Hola amigo, soy nuevo es esto de la programación de pic en mplab, no entendi bien el codigo. Lo podrias expliar un poco? 

Gracias de ante mano amigo!


----------



## ThaConectted (Mar 6, 2013)

Buenos dias compañeros del foro, buscando en internet me encontre un reloj multiplexado.Y quise probarlo pero me surgieron algunas dudas que no he podido resolver espero y puedan ayudarme.
Lo primero que hize fue conectarlo en el protoboard con un solo display ya que no poseo las librerias en el isis para poderlo pasar al ares(pensaba hacerlo en express pcb, el diseño).
Pero en el protoboard nose de que forma sea la correcta de conectar ya que en el esquematico muestra 6 tierras conectadas al CD4009.
¿Las dos tierras de cada display se conectan juntas y de ahi se conecta al CD4009?
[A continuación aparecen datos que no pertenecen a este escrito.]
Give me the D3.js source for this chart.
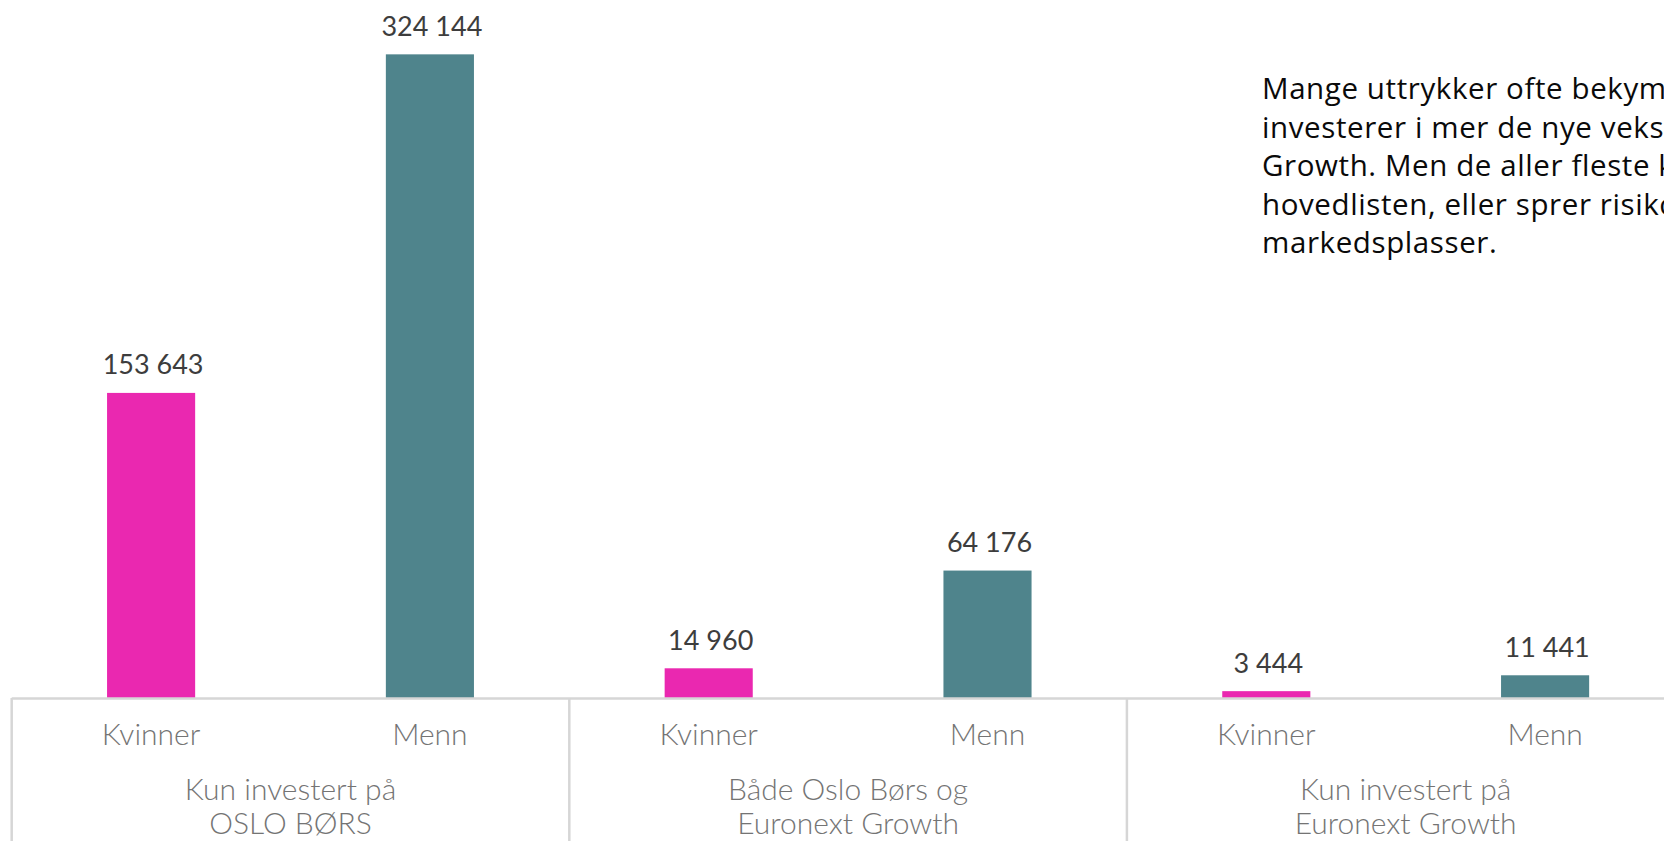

Ya he realizado el circuito asi y lamentablemente no me funciona correctamente,espero puedan ayudarme


----------



## Gudino Roberto duberlin (Mar 6, 2013)

Amigo, bueno para empezar, debes añadir las resistencias limitadoras, una a cada segmento.
Ademas el CD4009, no posee la capacidad de corriente como para alimentar un digito.
Utiliza transistores.


----------